[strongSwan] Enforcing multiple-authentication locally when the remote does not
Graham Hudspith
graham.hudspith at gmail.com
Wed Feb 27 15:33:03 CET 2013
Martin,
On 26 February 2013 12:37, Martin Willi <martin at strongswan.org> wrote:
> Hi Graham,
>
> > I've configured the local machine to expect to perform certs
> authentication
> > followed by EAP-AKA.
>
> How did you configure this? I assume the configuration on the initiator
> looks something like:
>
> rightauth=pubkey
> leftauth=pubkey
> leftauth2=eap
>
>
Yes, exactly that.
> > If I then configure the remote to expect certs authentication only *and*
> to
> > not advertise that it supports multiple-authentication exchanges (by
> > setting charon.multiple_authentication to "no" in strongswan.conf), then
> > the tunnel comes up. Not as expected. Not good.
>
> When defining a leftauth, this defines the rule for authenticating
> ourselves to right. It does not imply an constraints for the remote
> side.
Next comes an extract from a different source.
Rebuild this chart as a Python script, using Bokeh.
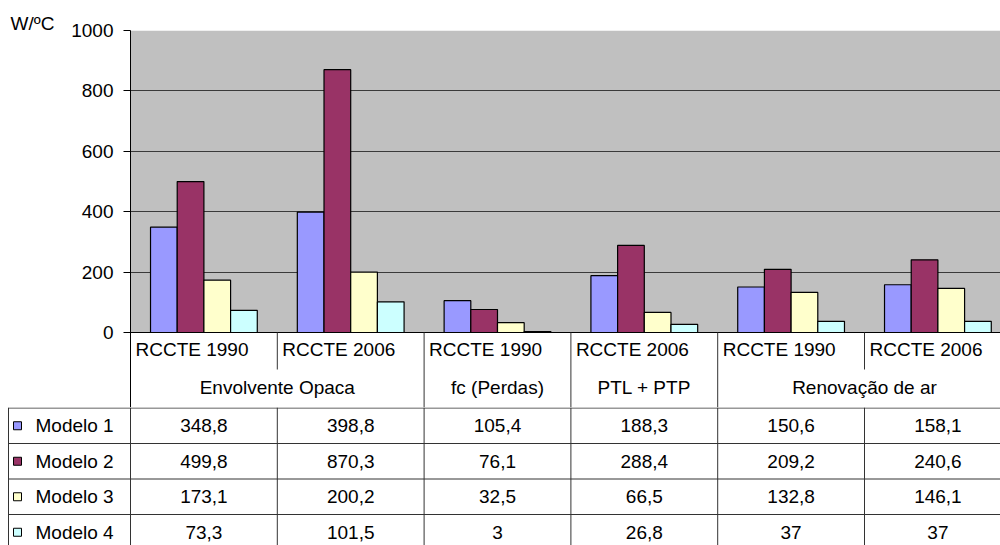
from bokeh.plotting import figure
from bokeh.layouts import column
from bokeh.models import FixedTicker, Range1d, Title
from bokeh.core.properties import value
from bokeh.embed import file_html
from bokeh.resources import INLINE

# ---------------- data ----------------
groups = ["Envolvente Opaca", "fc (Perdas)", "PTL + PTP", "Renovação de ar"]
group_spans = [2, 1, 1, 2]
categories = ["RCCTE 1990", "RCCTE 2006", "RCCTE 1990", "RCCTE 2006", "RCCTE 1990", "RCCTE 2006"]
series_names = ["Modelo 1", "Modelo 2", "Modelo 3", "Modelo 4"]
modelo1 = [348.8, 398.8, 105.4, 188.3, 150.6, 158.1]
modelo2 = [499.8, 870.3, 76.1, 288.4, 209.2, 240.6]
modelo3 = [173.1, 200.2, 32.5, 66.5, 132.8, 146.1]
modelo4 = [73.3, 101.5, 3, 26.8, 37, 37]
y_ticks = [0, 200, 400, 600, 800, 1000]
y_unit_label = "W/ºC"

series = [modelo1, modelo2, modelo3, modelo4]
colors = ["#9999FF", "#993366", "#FFFFCC", "#CCFFFF"]

FONT = "Liberation Sans"
FS = "19px"
LINE = "#333333"

# ---------------- geometry ----------------
W = 1000
H = 545
LEFT = 130           # frame left (px)
TOPB = 30            # frame top (px)
U = 146.8            # px per category
FRAME_W = W - LEFT
FRAME_H = 302
PX = (max(y_ticks) - min(y_ticks)) / FRAME_H   # data units per px
BELOW = 75           # px of category rows below the value axis
n = len(categories)
xmax = FRAME_W / U
ymin = -BELOW * PX
ymax = max(y_ticks)

# ---------------- chart figure ----------------
p = figure(width=W, height=TOPB + FRAME_H + BELOW,
           x_range=Range1d(0, xmax), y_range=Range1d(ymin, ymax),
           output_backend="svg", toolbar_location=None, title=None,
           x_axis_location=None, min_border=0,
           min_border_left=LEFT, min_border_top=TOPB, min_border_right=0, min_border_bottom=0)
p.frame_align = False
p.outline_line_color = None
p.background_fill_color = "white"
p.border_fill_color = "white"

ax = p.yaxis[0]
ax.ticker = FixedTicker(ticks=y_ticks)
ax.bounds = (ymin, ymax)
ax.major_tick_in = 0
ax.major_tick_out = 7
ax.minor_tick_in = 0
ax.minor_tick_out = 0
ax.major_label_standoff = 10
ax.axis_line_color = "black"
ax.major_tick_line_color = "black"
ax.major_label_text_font = FONT
ax.major_label_text_font_size = FS
ax.major_label_text_color = "black"

p.xgrid.visible = False
p.ygrid.ticker = FixedTicker(ticks=y_ticks[1:])
p.ygrid.grid_line_color = "#3a3a3a"
p.ygrid.grid_line_width = 1.2

# unit label as a title in the top border
p.add_layout(Title(text=y_unit_label, align="left", offset=-(LEFT - 10), standoff=-6,
                   text_font=FONT, text_font_size=FS, text_font_style="normal",
                   text_color="black"), "above")

# gray plot area
p.quad(left=0, right=xmax, bottom=min(y_ticks), top=max(y_ticks),
       fill_color="#C0C0C0", line_color=None, level="image")

# bars
bw = 1.0 / (len(series) + 1.5)
for j, (vals, col) in enumerate(zip(series, colors)):
    xs = [i + (0.75 + j + 0.5) * bw for i in range(n)]
    p.vbar(x=xs, top=vals, bottom=0, width=bw, fill_color=col,
           line_color="black", line_width=1.2)

# zero line
p.segment(x0=0, y0=0, x1=xmax, y1=0, line_color="black", line_width=1)

# separators in category rows
bounds_grp = []
acc = 0
for s in group_spans:
    acc += s
    bounds_grp.append(acc)
sx, sy0, sy1 = [], [], []
for i in range(1, n):
    sx.append(i)
    sy0.append(0)
    sy1.append(ymin if i in bounds_grp else -37 * PX)
p.segment(x0=sx, y0=sy0, x1=sx, y1=sy1, line_color=LINE, line_width=1)

# category labels
p.text(x=list(range(n)), y=[-16.5 * PX] * n, text=categories, x_offset=5,
       text_align="left", text_baseline="middle", text_font=value(FONT),
       text_font_size=value(FS), text_color="black")

# group labels
gx = []
acc = 0
for s in group_spans:
    gx.append(acc + s / 2)
    acc += s
p.text(x=gx, y=[-55 * PX] * len(groups), text=groups,
       text_align="center", text_baseline="middle", text_font=value(FONT),
       text_font_size=value(FS), text_color="black")

# ---------------- table figure ----------------
TH = H - (TOPB + FRAME_H + BELOW)
xleft = -LEFT / U
q = figure(width=W, height=TH, x_range=Range1d(xleft, xmax), y_range=Range1d(TH, 0),
           output_backend="svg", toolbar_location=None, title=None,
           x_axis_location=None, y_axis_location=None, min_border=0)
q.frame_align = False
q.outline_line_color = None
q.xgrid.visible = False
q.ygrid.visible = False
q.background_fill_color = "white"
q.border_fill_color = "white"

TOP = 0.5
ROW = 35.5
rows_y = [TOP + k * ROW for k in range(len(series_names)) if TOP + k * ROW < TH]
x_tab_left = (8 - LEFT) / U
q.segment(x0=[x_tab_left] * len(rows_y), y0=rows_y, x1=[xmax] * len(rows_y), y1=rows_y,
          line_color=LINE, line_width=1)
vx = [x_tab_left] + list(range(n))
q.segment(x0=vx, y0=[0] * len(vx), x1=vx, y1=[TH] * len(vx), line_color=LINE, line_width=1)

centers = [TOP + ROW * (k + 0.5) for k in range(len(series_names))]
q.rect(x=[(17 - LEFT) / U] * len(series_names), y=centers, width=8, height=8,
       width_units="screen", height_units="screen", fill_color=colors,
       line_color="black", line_width=1)
q.text(x=[(35 - LEFT) / U] * len(series_names), y=centers, text=series_names,
       text_align="left", text_baseline="middle", text_font=value(FONT),
       text_font_size=value(FS), text_color="black")

def fmt(v):
    return f"{v:g}".replace(".", ",")

tx, ty, tt = [], [], []
for k, vals in enumerate(series):
    for i, v in enumerate(vals):
        tx.append(i + 0.5)
        ty.append(centers[k])
        tt.append(fmt(v))
q.text(x=tx, y=ty, text=tt, text_align="center", text_baseline="middle",
       text_font=value(FONT), text_font_size=value(FS), text_color="black")

layout = column(p, q, spacing=0)
open("out.html", "w").write(file_html(layout, INLINE))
Beside public key and PSK authentication, this makes sense for
> many EAP methods, where only the client is actually authenticated.
>
> With EAP-AKA (and other mutual EAP methods, such as EAP-SIM or EAP-TLS),
> both peers get actually authenticated with EAP. But just defining
> leftauth does not define such a constraint, and the initiator does not
> insist on the EAP exchange.
>
>
Understood. I think of it as the local (initiator) offering to perform
certs plus additional (eap) authentication and if the remote (i.e. the
SeGW) is happy with just certs only then this is no skin off the local's
nose and the local will happily bring up the tunnel as well. The offer of
an additional authentication round involving eap is only of benefit to the
remote and if the remote chooses to forego that, then who is the local to
argue ?
> Is there any way to configure the local end to demand that
> > multiple-authentication exchanges take place and to reject the tunnel if
> > the remote does not ?
>
> To strictly require the authentication of right with EAP, you can define
> a rightauth2, something like:
>
> rightauth=pubkey
> rightauth2=eap
> leftauth=pubkey
> leftauth2=eap
>
> This will set up the constraint that the responder first authenticates
> itself with a public key, and then with EAP. If it does not (or a
> non-mutual EAP method is used), the connection attempt fails.
>
>
Hmm, not sure I understand this. What I want is to configure the local to
demand that the remote issue an eap challenge to the local. What I think
you have implemented is that both sides issue eap challenges to each other ?
Graham.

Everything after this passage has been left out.